In the House of Lords in September they were talking about how Ireland needs to either work around its neutrality and rapidly increase military spending or be presented with a bill for defence services provided by Britain. The Irish and British governments are currently working on a defence pact that they hope to have finialised next year.
On the Britain/EU level there are talks in the works that would see Britain pay into the EU budget in exchange for access to the European electricity market and access the new funds for EU war preparation.
Get Brexit undone, as a friend of mine likes to joke. The fortunes of Britain and the EU are ultimately tied together it would seem. Mainly due to the shared proclivity for delusion that prevails either side of the English Channel.
Almut Rochowanski had a great article published in Jacobin on Thursday evening. In it she tries to make sense of the logic behind the war preparation overdrive and the EU obsession with keeping the war in Ukraine going.
She suggests that not fully understanding the US moves to rejig their previous policy of American Primacy, European elites are committing economic self-harm and debasing themselves, expecting that the reward – continued vicarious enjoyment of American Primacy – is worth the steep price.
“Alternatively” she writes, “some Europeans fantasize about a free-standing European hegemony outside of America’s shadow, as the world’s third great power. Europe has form: the British saw the colonization of the world as the “white man’s burden,” the French as their “mission civilisatrice,” and the Germans, less famously, claimed the German essence could heal the world.
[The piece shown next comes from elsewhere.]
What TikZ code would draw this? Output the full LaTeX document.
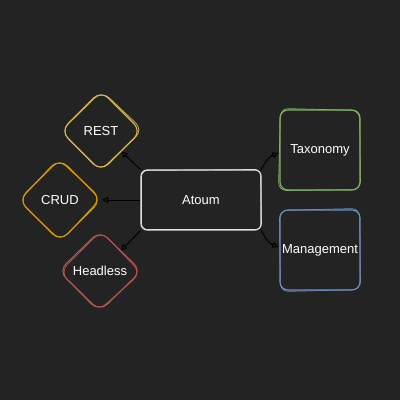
\documentclass[tikz,border=0pt]{standalone}
\usepackage{fontspec}
\setmainfont{Liberation Sans}
\usetikzlibrary{shapes.geometric,arrows.meta}
\definecolor{bg}{HTML}{232323}
\definecolor{atc}{HTML}{E0E0E0}
\definecolor{restc}{HTML}{D6B656}
\definecolor{crudc}{HTML}{D79B00}
\definecolor{headc}{HTML}{B85450}
\definecolor{taxc}{HTML}{82B366}
\definecolor{mgmc}{HTML}{6C8EBF}
\tikzset{
  lbl/.style={font=\fontsize{13}{15}\selectfont, text=white},
  boxst/.style={lbl, rectangle, rounded corners=6pt, line width=1.1pt, inner sep=0pt},
  diast/.style={lbl, diamond, rounded corners=10pt, minimum width=81pt, minimum height=81pt, inner sep=0pt, line width=1.1pt},
  sk/.style={line width=0.7pt},
  arr/.style={draw=black, line width=1pt, -{Triangle[open,length=6pt,width=6pt]}}
}
\begin{document}
\begin{tikzpicture}[x=1pt,y=-1pt]
\fill[bg] (0,0) rectangle (400,400);
\useasboundingbox (0,0) rectangle (400,400);
% main node
\node[boxst, draw=atc, minimum width=120pt, minimum height=60pt] (atoum) at (201,200) {Atoum};
\draw[sk, atc, rounded corners=6pt] ([shift={(1,1)}]atoum.north west) -- ([shift={(-1,0)}]atoum.north east) -- ([shift={(0,-1)}]atoum.south east) -- ([shift={(1,-1)}]atoum.south west) -- cycle;
% right boxes
\node[boxst, draw=taxc, rounded corners=8pt, minimum width=80pt, minimum height=80pt] (tax) at (320,150) {Taxonomy};
\draw[sk, taxc, rounded corners=8pt] ([shift={(1,-1)}]tax.north west) -- ([shift={(-1,1)}]tax.north east) -- ([shift={(0,-1)}]tax.south east) -- ([shift={(-1,0)}]tax.south west) -- cycle;
\node[boxst, draw=mgmc, rounded corners=8pt, minimum width=80pt, minimum height=80pt] (mgm) at (320,250) {Management};
\draw[sk, mgmc, rounded corners=8pt] ([shift={(0,1)}]mgm.north west) -- ([shift={(-1,-1)}]mgm.north east) -- ([shift={(0,-1)}]mgm.south east) -- ([shift={(1,1)}]mgm.south west) -- cycle;
% diamonds
\node[diast, draw=restc] (rest) at (101,131) {REST};
\draw[sk, restc, rounded corners=10pt] ([shift={(1,1)}]rest.north) -- ([shift={(1,-1)}]rest.east) -- ([shift={(-1,-1)}]rest.south) -- ([shift={(1,0)}]rest.west) -- cycle;
\node[diast, draw=crudc, minimum width=83pt, minimum height=83pt] (crud) at (60,200) {CRUD};
\draw[sk, crudc, rounded corners=10pt] ([shift={(-2,1)}]crud.north) -- ([shift={(-1,-2)}]crud.east) -- ([shift={(1,-1)}]crud.south) -- ([shift={(1,1)}]crud.west) -- cycle;
\node[diast, draw=headc, minimum width=83pt, minimum height=81pt] (head) at (100,271) {Headless};
\draw[sk, headc, rounded corners=10pt] ([shift={(1,1)}]head.north) -- ([shift={(-1,2)}]head.east) -- ([shift={(-2,-1)}]head.south) -- ([shift={(2,1)}]head.west) -- cycle;
% connectors
\draw[arr] (atoum.north west) -- (rest.south east);
\draw[arr] (atoum.west) -- (crud.east);
\draw[arr] (atoum.south west) -- (head.north east);
\draw[arr] ([shift={(-1,1)}]atoum.north east) .. controls +(6,-10) and +(-10,4) .. ([shift={(-1,3)}]tax.west);
\draw[arr] ([shift={(-1,-1)}]atoum.south east) .. controls +(6,10) and +(-10,-4) .. ([shift={(-1,-3)}]mgm.west);
\end{tikzpicture}
\end{document}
Today the EU serves both as a plane for projecting delusions of supremacy and as a bureaucratic machine for acting on them.”
The fact of the matter is that both Ireland and Wales, in or out of the European Union will be caught up in the twisted logics of these incompetent, delusional, supremacist elite forces on a warpath that will destroy Europe.
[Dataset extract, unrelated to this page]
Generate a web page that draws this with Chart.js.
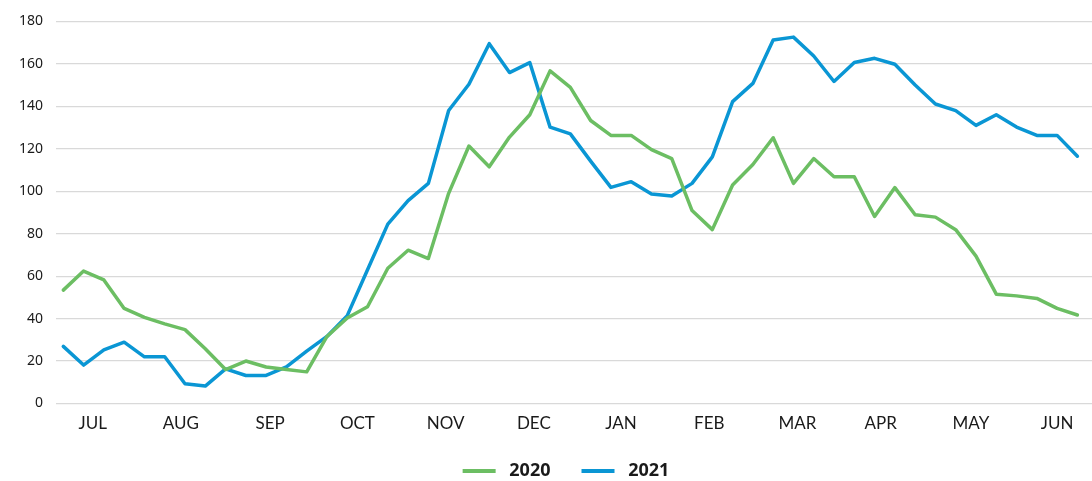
<!DOCTYPE html>
<html>
<head>
<meta charset="utf-8">
<script src="https://cdn.jsdelivr.net/npm/chart.js@4.4.1/dist/chart.umd.min.js"></script>
<style>
  html, body { margin: 0; padding: 0; background: #ffffff; }
  #wrap { width: 1092px; height: 481px; }
</style>
</head>
<body>
<div id="wrap"><canvas id="c" width="1092" height="481"></canvas></div>
<script>
// ---- data ----
const seriesNames = ['2020', '2021'];
const monthLabels = ['JUL', 'AUG', 'SEP', 'OCT', 'NOV', 'DEC', 'JAN', 'FEB', 'MAR', 'APR', 'MAY', 'JUN'];
// week index at which each month label is centred
const monthTickAt = [1.45, 5.8, 10.2, 14.5, 18.85, 23.2, 27.5, 31.85, 36.2, 40.3, 44.75, 49.0];
const yTicks = [0, 20, 40, 60, 80, 100, 120, 140, 160, 180];

const values2020 = [53.4, 62.4, 58.2, 44.8, 40.6, 37.5, 34.8, 25.8, 16, 20, 17.2, 16, 14.9, 31.6, 40.3,
  45.6, 63.7, 72.2, 68.3, 99, 121.3, 111.5, 125.5, 136, 156.7, 148.9, 133.3, 126.3, 126.3, 119.6,
  115.4, 90.9, 81.9, 102.9, 112.6, 125.2, 103.7, 115.4, 106.8, 106.8, 88.1, 101.7, 88.9, 87.8,
  81.9, 69.4, 51.5, 50.7, 49.5, 44.8, 41.7];
const values2021 = [26.9, 18.1, 25.3, 28.9, 22, 22, 9.3, 8.2, 16.3, 13.2, 13.2, 17.2, 24.7, 31.6, 41.4,
  63, 84.5, 95.6, 103.7, 138, 150.4, 169.5, 155.9, 160.6, 130.2, 127, 114.2, 101.8, 104.5, 98.7,
  97.8, 103.7, 116.2, 142.2, 150.8, 171.2, 172.6, 163.7, 151.7, 160.6, 162.6, 159.8, 150, 141.1,
  138, 131, 136, 130.2, 126.3, 126.3, 116.5];

const GREEN = '#6CBE63';
const BLUE = '#0A96D4';
const FONT = "'Noto Sans', 'Open Sans', sans-serif";
const XFONT = "Lato, 'Noto Sans', sans-serif";

const toPoints = arr => arr.map((v, i) => ({ x: i, y: v }));

const legendShift = {
  id: 'legendShift',
  afterLayout(chart) {
    if (chart.legend) { chart.legend.left += 20; chart.legend.right += 20; }
  }
};

new Chart(document.getElementById('c'), {
  type: 'line',
  data: {
    datasets: [
      { label: seriesNames[0], data: toPoints(values2020), borderColor: GREEN, backgroundColor: GREEN,
        borderWidth: 3.5, pointRadius: 0, tension: 0, borderJoinStyle: 'round', borderCapStyle: 'round' },
      { label: seriesNames[1], data: toPoints(values2021), borderColor: BLUE, backgroundColor: BLUE,
        borderWidth: 3.5, pointRadius: 0, tension: 0, borderJoinStyle: 'round', borderCapStyle: 'round' }
    ]
  },
  options: {
    responsive: false,
    animation: false,
    events: [],
    layout: { padding: { top: 18, left: 0, right: 0, bottom: -9 } },
    plugins: {
      tooltip: { enabled: false },
      legend: {
        position: 'bottom',
        labels: {
          boxWidth: 33,
          boxHeight: 4,
          padding: 31,
          color: '#1a1a1a',
          font: { family: FONT, size: 18, weight: 'bold' },
          generateLabels(chart) {
            return chart.data.datasets.map((ds, i) => ({
              text: ' ' + ds.label,
              fillStyle: ds.borderColor,
              strokeStyle: ds.borderColor,
              lineWidth: 0,
              fontColor: '#1a1a1a',
              hidden: false,
              datasetIndex: i
            }));
          }
        }
      }
    },
    scales: {
      x: {
        type: 'linear',
        min: -0.36,
        max: 50.72,
        grid: { display: false, drawTicks: false },
        border: { display: false },
        afterFit(axis) { axis.height = 27.5; },
        afterBuildTicks(axis) { axis.ticks = monthTickAt.map(v => ({ value: v })); },
        ticks: {
          autoSkip: false,
          maxRotation: 0,
          padding: 10,
          color: '#1a1a1a',
          font: { family: XFONT, size: 17 },
          callback: (v, i) => monthLabels[i]
        }
      },
      y: {
        min: 0,
        max: 180,
        afterFit(axis) { axis.width = 56; },
        afterBuildTicks(axis) { axis.ticks = yTicks.map(v => ({ value: v })); },
        grid: { color: '#d9d9d9', lineWidth: 1.2, drawTicks: false },
        border: { display: false },
        ticks: {
          padding: 13,
          color: '#1a1a1a',
          font: { family: FONT, size: 14 },
          callback: v => String(v)
        }
      }
    }
  },
  plugins: [legendShift]
});
</script>
</body>
</html>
As communists we understand, like James Connolly did, that nationalism without socialism will never bring independence. In his 1897 essay Nationalism and Socialism Connolly wrote, “If you remove the English army to-morrow and hoist the green flag over Dublin Castle, unless you set about the organisation of the Socialist Republic your efforts would be in vain.
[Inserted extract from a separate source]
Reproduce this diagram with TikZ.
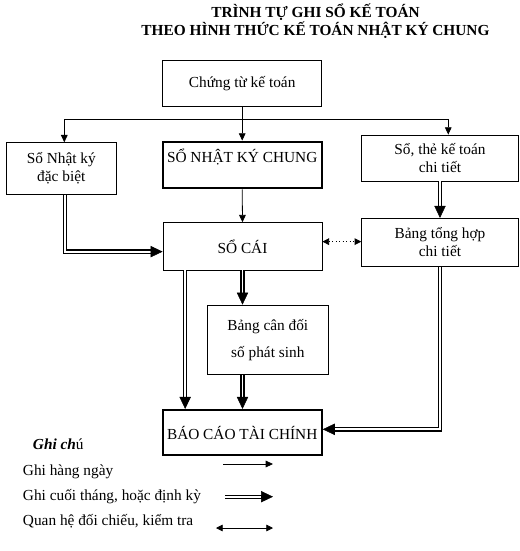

England would still rule you. She would rule you through her capitalists, through her landlords, through her financiers, through the whole array of commercial and individualist institutions she has planted in this country and watered with the tears of our mothers and the blood of our martyrs.”
Given the balance of forces at the present conjuncture it is the task of communists to fight back against the senseless rush to war that is gathering steam in Europe. To organise, debate, and educate in order to end the escalation and expose the threat of the arms race. And ultimately find a path to peace.
Even if we fail in this effort and war returns to Europe, the effort itself will go some way to help us prepare for the tumultuous times that will come, and for the possible opportunities that will naturally spill out from such an upheaval.